__INFORMATION PROVIDED__.

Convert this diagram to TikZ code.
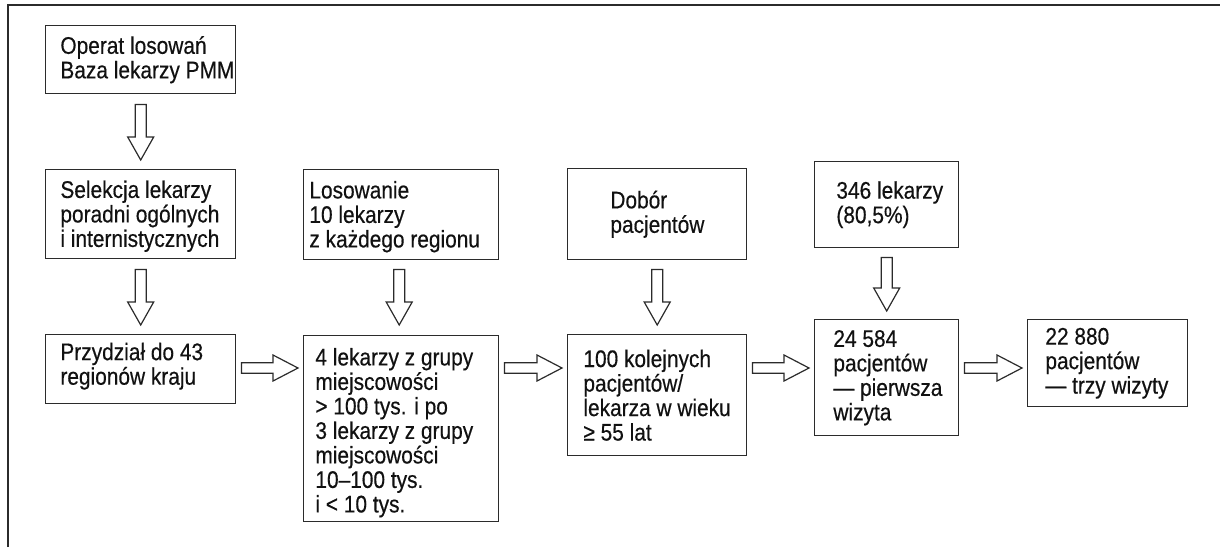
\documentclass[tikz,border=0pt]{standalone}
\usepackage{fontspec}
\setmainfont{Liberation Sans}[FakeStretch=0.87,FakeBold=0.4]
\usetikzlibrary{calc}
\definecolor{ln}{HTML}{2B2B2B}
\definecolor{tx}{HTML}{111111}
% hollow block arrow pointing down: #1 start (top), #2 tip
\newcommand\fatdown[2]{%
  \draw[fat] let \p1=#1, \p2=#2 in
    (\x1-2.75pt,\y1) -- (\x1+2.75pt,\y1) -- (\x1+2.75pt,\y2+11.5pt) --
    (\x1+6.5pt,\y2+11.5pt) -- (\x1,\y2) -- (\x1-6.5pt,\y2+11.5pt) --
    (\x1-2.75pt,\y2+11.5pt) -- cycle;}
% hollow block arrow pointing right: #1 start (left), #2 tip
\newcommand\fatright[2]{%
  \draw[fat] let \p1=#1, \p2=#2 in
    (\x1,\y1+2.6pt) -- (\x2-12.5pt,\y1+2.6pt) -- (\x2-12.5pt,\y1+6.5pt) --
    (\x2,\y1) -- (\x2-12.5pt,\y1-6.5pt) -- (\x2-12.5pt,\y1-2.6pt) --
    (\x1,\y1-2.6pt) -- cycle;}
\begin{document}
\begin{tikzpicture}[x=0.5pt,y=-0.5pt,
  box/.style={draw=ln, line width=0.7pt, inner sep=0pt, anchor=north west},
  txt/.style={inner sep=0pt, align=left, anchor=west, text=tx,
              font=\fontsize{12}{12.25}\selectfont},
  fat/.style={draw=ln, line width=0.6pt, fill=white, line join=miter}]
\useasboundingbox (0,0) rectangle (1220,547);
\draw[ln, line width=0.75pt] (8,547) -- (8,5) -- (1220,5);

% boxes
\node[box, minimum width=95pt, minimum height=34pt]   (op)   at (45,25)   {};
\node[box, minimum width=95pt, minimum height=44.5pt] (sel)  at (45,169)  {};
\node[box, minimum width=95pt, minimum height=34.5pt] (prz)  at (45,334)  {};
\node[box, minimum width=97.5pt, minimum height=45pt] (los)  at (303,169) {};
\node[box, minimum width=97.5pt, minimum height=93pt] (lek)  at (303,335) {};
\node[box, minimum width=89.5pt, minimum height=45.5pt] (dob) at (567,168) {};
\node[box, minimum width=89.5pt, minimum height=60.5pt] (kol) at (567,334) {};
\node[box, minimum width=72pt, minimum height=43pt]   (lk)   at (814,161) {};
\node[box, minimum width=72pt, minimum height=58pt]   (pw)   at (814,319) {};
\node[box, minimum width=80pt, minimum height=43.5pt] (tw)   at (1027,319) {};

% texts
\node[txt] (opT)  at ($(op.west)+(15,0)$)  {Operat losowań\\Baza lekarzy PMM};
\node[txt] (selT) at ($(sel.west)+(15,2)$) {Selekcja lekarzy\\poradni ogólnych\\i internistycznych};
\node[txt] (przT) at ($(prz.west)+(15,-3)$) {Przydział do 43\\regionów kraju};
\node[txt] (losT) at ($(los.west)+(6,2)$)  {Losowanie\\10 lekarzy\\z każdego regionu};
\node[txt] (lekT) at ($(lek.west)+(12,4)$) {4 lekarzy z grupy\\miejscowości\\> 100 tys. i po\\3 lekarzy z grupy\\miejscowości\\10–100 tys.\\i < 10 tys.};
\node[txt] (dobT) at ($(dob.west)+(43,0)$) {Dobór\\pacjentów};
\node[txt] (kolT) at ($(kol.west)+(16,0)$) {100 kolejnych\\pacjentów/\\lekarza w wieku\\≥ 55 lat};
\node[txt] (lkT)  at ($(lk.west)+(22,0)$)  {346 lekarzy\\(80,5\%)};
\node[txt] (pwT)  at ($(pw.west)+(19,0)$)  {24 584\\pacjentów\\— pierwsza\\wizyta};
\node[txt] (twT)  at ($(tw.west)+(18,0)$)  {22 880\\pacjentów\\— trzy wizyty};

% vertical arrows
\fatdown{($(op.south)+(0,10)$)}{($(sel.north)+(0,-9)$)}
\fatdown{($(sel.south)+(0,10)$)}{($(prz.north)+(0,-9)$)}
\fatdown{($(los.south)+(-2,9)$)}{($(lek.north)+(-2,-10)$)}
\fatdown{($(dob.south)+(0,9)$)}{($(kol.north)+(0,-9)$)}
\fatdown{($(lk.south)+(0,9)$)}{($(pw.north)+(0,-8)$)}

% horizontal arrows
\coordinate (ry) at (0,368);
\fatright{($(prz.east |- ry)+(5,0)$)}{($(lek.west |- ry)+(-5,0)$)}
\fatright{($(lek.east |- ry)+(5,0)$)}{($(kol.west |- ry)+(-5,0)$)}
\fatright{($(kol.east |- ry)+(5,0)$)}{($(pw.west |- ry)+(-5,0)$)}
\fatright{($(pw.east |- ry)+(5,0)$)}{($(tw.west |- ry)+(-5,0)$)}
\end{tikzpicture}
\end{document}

__AIM OF THE TASK__.
Exactly as written, return every line of the listing, but not the pictures.

__CORRECT ANSWER__.
Convert this diagram to TikZ code.
\documentclass[tikz,border=0pt]{standalone}
\usepackage{fontspec}
\setmainfont{Liberation Sans}[FakeStretch=0.87,FakeBold=0.4]
\usetikzlibrary{calc}
\definecolor{ln}{HTML}{2B2B2B}
\definecolor{tx}{HTML}{111111}
% hollow block arrow pointing down: #1 start (top), #2 tip
\newcommand\fatdown[2]{%
  \draw[fat] let \p1=#1, \p2=#2 in
    (\x1-2.75pt,\y1) -- (\x1+2.75pt,\y1) -- (\x1+2.75pt,\y2+11.5pt) --
    (\x1+6.5pt,\y2+11.5pt) -- (\x1,\y2) -- (\x1-6.5pt,\y2+11.5pt) --
    (\x1-2.75pt,\y2+11.5pt) -- cycle;}
% hollow block arrow pointing right: #1 start (left), #2 tip
\newcommand\fatright[2]{%
  \draw[fat] let \p1=#1, \p2=#2 in
    (\x1,\y1+2.6pt) -- (\x2-12.5pt,\y1+2.6pt) -- (\x2-12.5pt,\y1+6.5pt) --
    (\x2,\y1) -- (\x2-12.5pt,\y1-6.5pt) -- (\x2-12.5pt,\y1-2.6pt) --
    (\x1,\y1-2.6pt) -- cycle;}
\begin{document}
\begin{tikzpicture}[x=0.5pt,y=-0.5pt,
  box/.style={draw=ln, line width=0.7pt, inner sep=0pt, anchor=north west},
  txt/.style={inner sep=0pt, align=left, anchor=west, text=tx,
              font=\fontsize{12}{12.25}\selectfont},
  fat/.style={draw=ln, line width=0.6pt, fill=white, line join=miter}]
\useasboundingbox (0,0) rectangle (1220,547);
\draw[ln, line width=0.75pt] (8,547) -- (8,5) -- (1220,5);

% boxes
\node[box, minimum width=95pt, minimum height=34pt]   (op)   at (45,25)   {};
\node[box, minimum width=95pt, minimum height=44.5pt] (sel)  at (45,169)  {};
\node[box, minimum width=95pt, minimum height=34.5pt] (prz)  at (45,334)  {};
\node[box, minimum width=97.5pt, minimum height=45pt] (los)  at (303,169) {};
\node[box, minimum width=97.5pt, minimum height=93pt] (lek)  at (303,335) {};
\node[box, minimum width=89.5pt, minimum height=45.5pt] (dob) at (567,168) {};
\node[box, minimum width=89.5pt, minimum height=60.5pt] (kol) at (567,334) {};
\node[box, minimum width=72pt, minimum height=43pt]   (lk)   at (814,161) {};
\node[box, minimum width=72pt, minimum height=58pt]   (pw)   at (814,319) {};
\node[box, minimum width=80pt, minimum height=43.5pt] (tw)   at (1027,319) {};

% texts
\node[txt] (opT)  at ($(op.west)+(15,0)$)  {Operat losowań\\Baza lekarzy PMM};
\node[txt] (selT) at ($(sel.west)+(15,2)$) {Selekcja lekarzy\\poradni ogólnych\\i internistycznych};
\node[txt] (przT) at ($(prz.west)+(15,-3)$) {Przydział do 43\\regionów kraju};
\node[txt] (losT) at ($(los.west)+(6,2)$)  {Losowanie\\10 lekarzy\\z każdego regionu};
\node[txt] (lekT) at ($(lek.west)+(12,4)$) {4 lekarzy z grupy\\miejscowości\\> 100 tys. i po\\3 lekarzy z grupy\\miejscowości\\10–100 tys.\\i < 10 tys.};
\node[txt] (dobT) at ($(dob.west)+(43,0)$) {Dobór\\pacjentów};
\node[txt] (kolT) at ($(kol.west)+(16,0)$) {100 kolejnych\\pacjentów/\\lekarza w wieku\\≥ 55 lat};
\node[txt] (lkT)  at ($(lk.west)+(22,0)$)  {346 lekarzy\\(80,5\%)};
\node[txt] (pwT)  at ($(pw.west)+(19,0)$)  {24 584\\pacjentów\\— pierwsza\\wizyta};
\node[txt] (twT)  at ($(tw.west)+(18,0)$)  {22 880\\pacjentów\\— trzy wizyty};

% vertical arrows
\fatdown{($(op.south)+(0,10)$)}{($(sel.north)+(0,-9)$)}
\fatdown{($(sel.south)+(0,10)$)}{($(prz.north)+(0,-9)$)}
\fatdown{($(los.south)+(-2,9)$)}{($(lek.north)+(-2,-10)$)}
\fatdown{($(dob.south)+(0,9)$)}{($(kol.north)+(0,-9)$)}
\fatdown{($(lk.south)+(0,9)$)}{($(pw.north)+(0,-8)$)}

% horizontal arrows
\coordinate (ry) at (0,368);
\fatright{($(prz.east |- ry)+(5,0)$)}{($(lek.west |- ry)+(-5,0)$)}
\fatright{($(lek.east |- ry)+(5,0)$)}{($(kol.west |- ry)+(-5,0)$)}
\fatright{($(kol.east |- ry)+(5,0)$)}{($(pw.west |- ry)+(-5,0)$)}
\fatright{($(pw.east |- ry)+(5,0)$)}{($(tw.west |- ry)+(-5,0)$)}
\end{tikzpicture}
\end{document}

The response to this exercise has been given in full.